ECONOMY

Fight over reform hurts stocks, lira

ISTANBUL (Reuters) – Turkish markets slid further yesterday as a sharp rise in the current account deficit compounded worries about a spat between the government and the powerful military over education reform. The lira hit a fresh 2004 low of 1,500,000 to the dollar on the interbank market after the central bank said the deficit rose to $2.066 billion in February, against a market forecast of $1.532 billion and a January figure of $783 million. The currency had ended Thursday around 1,476,000 to the dollar in Friday-dated trade, itself a new low for the year. The main share index closed 3.53 percent down at 17,001.97, extending Thursday’s 3.6 percent slide. Yields on the most active October 5, 2005 papers rose to 26.25 percent from 25.77 percent late on Thursday, and Turkish Eurobonds also weakened. The lira has dropped by around 15 percent against the dollar in the past month on a series of domestic worries and a broader pullback from emerging markets.
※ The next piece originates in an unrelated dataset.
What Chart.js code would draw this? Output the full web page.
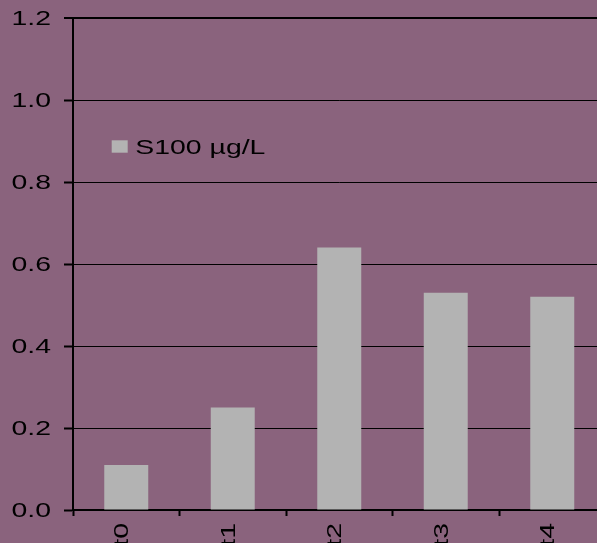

Turkish stocks have shed more than 12 percent in the past two weeks. Local markets had been jittery all day over strains between the government and the military on a draft law to ease restrictions on students entering university from vocational schools for future Muslim clerics. «Exchange rates at this level cannot be indicative,» said one bank treasury manager in Istanbul. «They might stay at this level on Monday, but there could be a recovery if there is a positive statement about the High Education Board law.» Soothing comments yesterday by Justice Minister Cemil Cicek that the government was fully committed to secularism did little to stem the market fall. Traders said strong US job figures, raising expectations of a US interest rate hike, also aided the lira’s slide. Analysts said there seemed little to support the markets next week despite Parliament’s approval yesterday evening of a package of constitutional amendments widely seen as crucial to the country’s hopes of starting European Union entry talks. The vote came after the market close.